Kaminsky is an Internet entrepreneur who serves as the Chief Executive Officer of Circlenet LLC, based in Atlanta, Ga. From 2000 through 2008, Kaminsky owned and controlled a foreign bank account with Union Bank of Switzerland AG (“UBS”), one of the biggest banks in Switzerland and largest wealth managers in the world. By 2006, Kaminsky’s UBS account held approximately $1.1 million. From time to time between 2002 and 2009, Kaminsky caused funds to be wire-transferred from his UBS account in Switzerland to other foreign bank accounts controlled by him in Thailand and Hong Kong. Also during that time, Kaminsky caused his income from at least two different U.S. companies to be direct-deposited into his UBS account in Switzerland.
Yet, over this period, Kaminsky did not disclose his UBS account or other foreign financial accounts to the U. S. Treasury Department as required, and thereby concealed several hundred thousand dollars in taxable income, interest, and dividends from the U.S. Internal Revenue Service (IRS).
In addition, in 2007 and 2008, Kaminsky omitted his UBS account and associated income from Free Applications for Federal Student Aid (FASFA) that he electronically filed with the U.S. Department of Education in order to qualify for need-based federal financial aid assistance to fund his tuition for an Executive MBA program at Emory University. At the time of the FASFA applications, Kaminsky controlled over a half million dollars in his UBS account, which would have made him ineligible for federal student loan assistance.
On June 30, 2008, the U.S. Department of Justice sought court approval to compel UBS to disclose the identities of U.S. accountholders who may be using UBS accounts to hide assets overseas and thereby evade U.S. taxes. The request and the order authorizing it were widely reported by the media throughout the United States, which coverage continued throughout 2008 and 2009 as the U.S., UBS, and Switzerland negotiated a resolution and UBS began disclosing U.S. account holders to the IRS.
Following this news, Kaminsky closed his UBS account and transferred the balance of his UBS account to an account that he controlled at HSBC Bank in Hong Kong.
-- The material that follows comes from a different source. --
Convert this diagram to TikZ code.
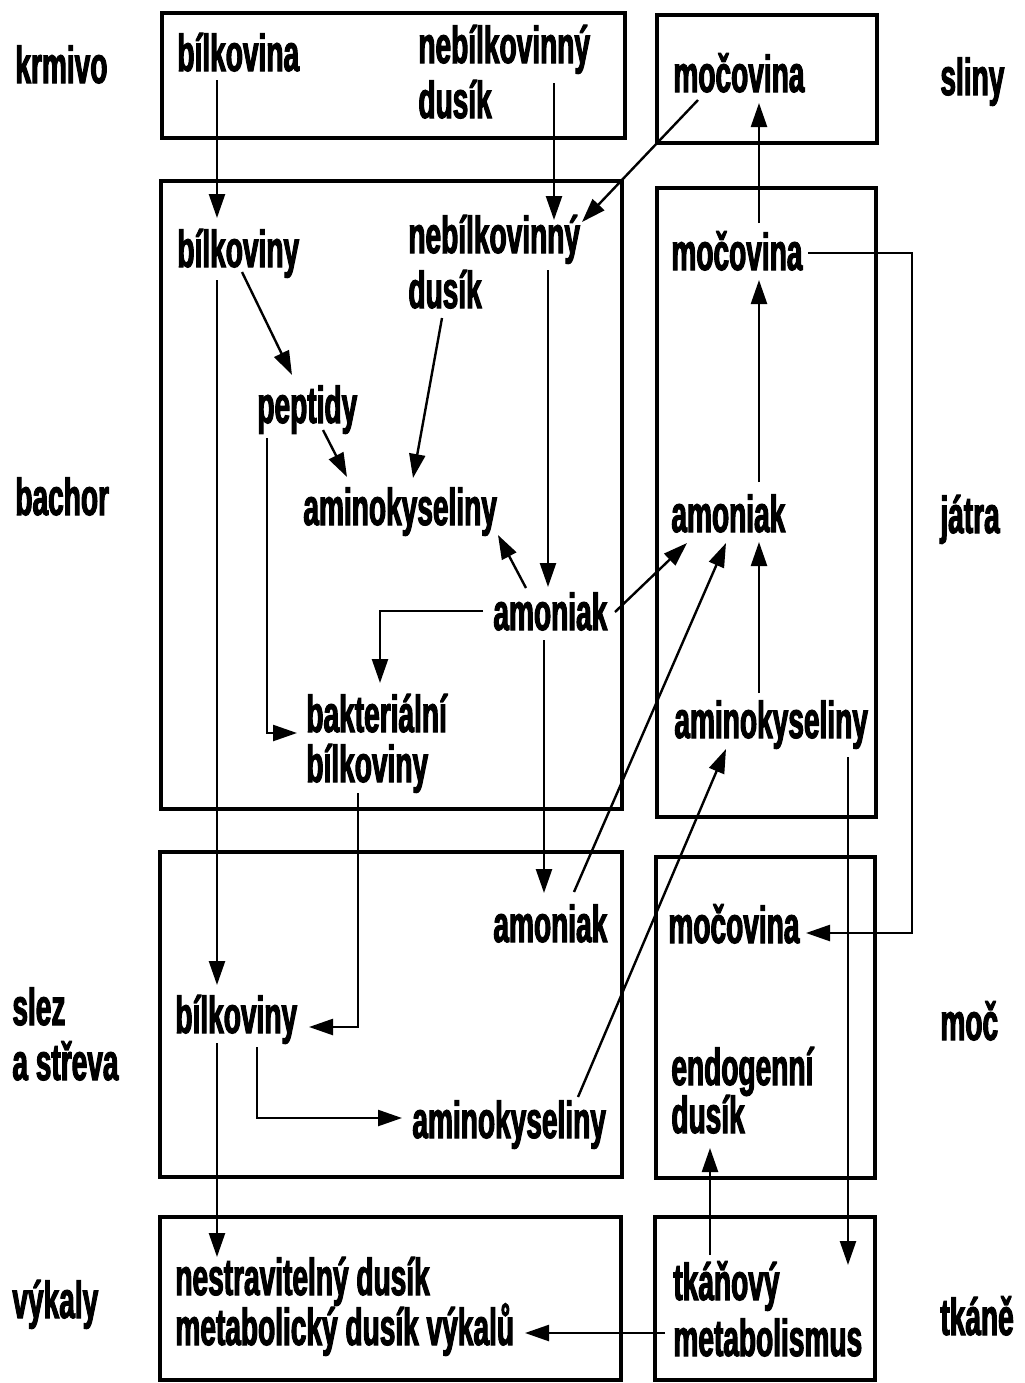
\documentclass[tikz,border=0pt]{standalone}
\usepackage{fontspec}
\usetikzlibrary{arrows.meta}
\newfontfamily\cf{Liberation Sans Bold}[FakeStretch=0.54,FakeBold=2]
\begin{document}
\begin{tikzpicture}[x=0.5pt,y=-0.5pt,
  tx/.style={anchor=base west,inner sep=0pt,font=\cf\fontsize{26}{28}\selectfont},
  box/.style={draw,line width=1.9pt},
  arr/.style={line width=1.2pt,-{Triangle[length=12pt,width=8pt]}},
  ln/.style={line width=1.2pt}]
\useasboundingbox[fill=white] (0,0) rectangle (1024,1383);
% boxes
\draw[box] (162,13) rectangle (625,138);
\draw[box] (657,15) rectangle (877,143);
\draw[box] (161,181) rectangle (622,809);
\draw[box] (657,188) rectangle (876,817);
\draw[box] (160,852) rectangle (622,1177);
\draw[box] (656,857) rectangle (875,1178);
\draw[box] (160,1217) rectangle (621,1380);
\draw[box] (655,1217) rectangle (875,1380);
% side labels
\node[tx] (lkrm) at (15,83) {krmivo};
\node[tx] (lbach) at (15,515) {bachor};
\node[tx] (lslez) at (12,1025) {slez};
\node[tx] (lstr) at (12,1080) {a střeva};
\node[tx] (lvyk) at (12,1318) {výkaly};
\node[tx] (rsli) at (940,95) {sliny};
\node[tx] (rjat) at (940,533) {játra};
\node[tx] (rmoc) at (940,1040) {moč};
\node[tx] (rtk) at (940,1335) {tkáně};
% krmivo
\node[tx] (k1) at (177,71) {bílkovina};
\node[tx] (k2a) at (418,63) {nebílkovinný};
\node[tx] (k2b) at (418,118) {dusík};
% sliny
\node[tx] (s1) at (673,92) {močovina};
% bachor
\node[tx] (b1) at (177,267) {bílkoviny};
\node[tx] (b2a) at (408,253) {nebílkovinný};
\node[tx] (b2b) at (408,308) {dusík};
\node[tx] (b3) at (257,423) {peptidy};
\node[tx] (b4) at (303,525) {aminokyseliny};
\node[tx] (b5) at (493,630) {amoniak};
\node[tx] (b6a) at (306,732) {bakteriální};
\node[tx] (b6b) at (306,782) {bílkoviny};
% jatra
\node[tx] (j1) at (671,270) {močovina};
\node[tx] (j2) at (671,532) {amoniak};
\node[tx] (j3) at (674,738) {aminokyseliny};
% slez a streva
\node[tx] (z1) at (493,942) {amoniak};
\node[tx] (z2) at (175,1033) {bílkoviny};
\node[tx] (z3) at (412,1138) {aminokyseliny};
% moc
\node[tx] (m1) at (668,943) {močovina};
\node[tx] (m2a) at (671,1085) {endogenní};
\node[tx] (m2b) at (671,1133) {dusík};
% vykaly
\node[tx] (v1a) at (175,1295) {nestravitelný dusík};
\node[tx] (v1b) at (175,1345) {metabolický dusík výkalů};
% tkane
\node[tx] (t1a) at (673,1300) {tkáňový};
\node[tx] (t1b) at (673,1356) {metabolismus};
% connector end points
\coordinate (k1o) at (217,80);   \coordinate (b1i) at (217,218);
\coordinate (k2o) at (554,83);   \coordinate (b2i) at (554,220);
\coordinate (s1o) at (698,100);  \coordinate (b2j) at (582,222);
\coordinate (b1o) at (217,280);  \coordinate (z2i) at (217,985);
\coordinate (b1p) at (242,272);  \coordinate (b3i) at (292,375);
\coordinate (b2o) at (442,318);  \coordinate (b4i) at (413,478);
\coordinate (b3o) at (323,430);  \coordinate (b4j) at (347,477);
\coordinate (b2p) at (548,270);  \coordinate (b5i) at (548,587);
\coordinate (b5o) at (526,588);  \coordinate (b4k) at (498,535);
\coordinate (b5p) at (483,611);  \coordinate (b6i) at (380,683);
\coordinate (b3p) at (267,438);  \coordinate (b6j) at (297,733);
\coordinate (b5q) at (615,612);  \coordinate (j2i) at (687,543);
\coordinate (b5r) at (544,640);  \coordinate (z1i) at (544,893);
\coordinate (b6o) at (358,793);  \coordinate (z2j) at (309,1027);
\coordinate (z1o) at (574,892);  \coordinate (j2j) at (726,543);
\coordinate (z3o) at (578,1097); \coordinate (j3i) at (726,749);
\coordinate (z2o) at (257,1047); \coordinate (z3i) at (402,1118);
\coordinate (z2p) at (217,1043); \coordinate (v1i) at (217,1257);
\coordinate (j2o) at (759,482);  \coordinate (j1i) at (759,280);
\coordinate (j1o) at (759,223);  \coordinate (s1i) at (759,103);
\coordinate (j3o) at (759,693);  \coordinate (j2k) at (759,542);
\coordinate (j1p) at (808,253);  \coordinate (m1i) at (806,933);
\coordinate (ur) at (912,0);
\coordinate (j3p) at (848,757);  \coordinate (t1i) at (848,1265);
\coordinate (t1o) at (710,1255); \coordinate (m2i) at (710,1148);
\coordinate (t1p) at (665,1333); \coordinate (v1j) at (525,1333);
% connectors
\draw[arr] (k1o) -- (b1i);
\draw[arr] (k2o) -- (b2i);
\draw[arr] (s1o) -- (b2j);
\draw[arr] (b1o) -- (z2i);
\draw[arr] (b1p) -- (b3i);
\draw[arr] (b2o) -- (b4i);
\draw[arr] (b3o) -- (b4j);
\draw[arr] (b2p) -- (b5i);
\draw[arr] (b5o) -- (b4k);
\draw[arr] (b5p) -| (b6i);
\draw[arr] (b3p) |- (b6j);
\draw[arr] (b5q) -- (j2i);
\draw[arr] (b5r) -- (z1i);
\draw[arr] (b6o) |- (z2j);
\draw[arr] (z1o) -- (j2j);
\draw[arr] (z3o) -- (j3i);
\draw[arr] (z2o) |- (z3i);
\draw[arr] (z2p) -- (v1i);
\draw[arr] (j2o) -- (j1i);
\draw[arr] (j1o) -- (s1i);
\draw[arr] (j3o) -- (j2k);
\draw[arr] (j1p) -- (j1p -| ur) -- (m1i -| ur) -- (m1i);
\draw[arr] (j3p) -- (t1i);
\draw[arr] (t1o) -- (m2i);
\draw[arr] (t1p) -- (v1j);
\end{tikzpicture}
\end{document}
Further, in spring 2010, Kaminsky filed FBARs for his Swiss and Hong Kong accounts for the very first time, also filing amended individual income tax returns for 2007 and 2008 that disclosed the previously unreported income in his UBS account. However, in his amended 2007 and 2008 returns, and in his subsequently filed returns for 2009 through 2011, Kaminsky still failed to report nearly $150,000 in taxable income earned from his business activities in the virtual world, “Second Life.”
Participants in Second Life, referred to as “residents,” can engage in a wide variety of business activities, including buying, renting, and sub-leasing virtual land and buying and selling other virtual goods, services, and experiences for their “avatars.” Transactions are conducted using a virtual currency, “Linden Dollars.” Linden Dollars can be bought and traded on the “Linden Exchange,” and are redeemable for cash.JAT Comments:
Including his virtual world income, Kaminsky failed to report over $400,000 in income to the IRS between 2000 and 2012, resulting in a loss to the IRS of over $100,000.
1. At a time when Kaminsky was aware of the UBS specific problems and Swiss bank accounts generally, he scurried his money out of the UBS account into other foreign accounts. Not a good fact for him.
2. He apparently then did attempt a quiet disclosure by delinquent FBARs and amended income tax returns. However, his amended income tax returns for 2009-2011 left off nearly $150,000 in income. Hence, he busted whatever benefit he might have hoped to achieve from a quiet disclosure. Even worse fact.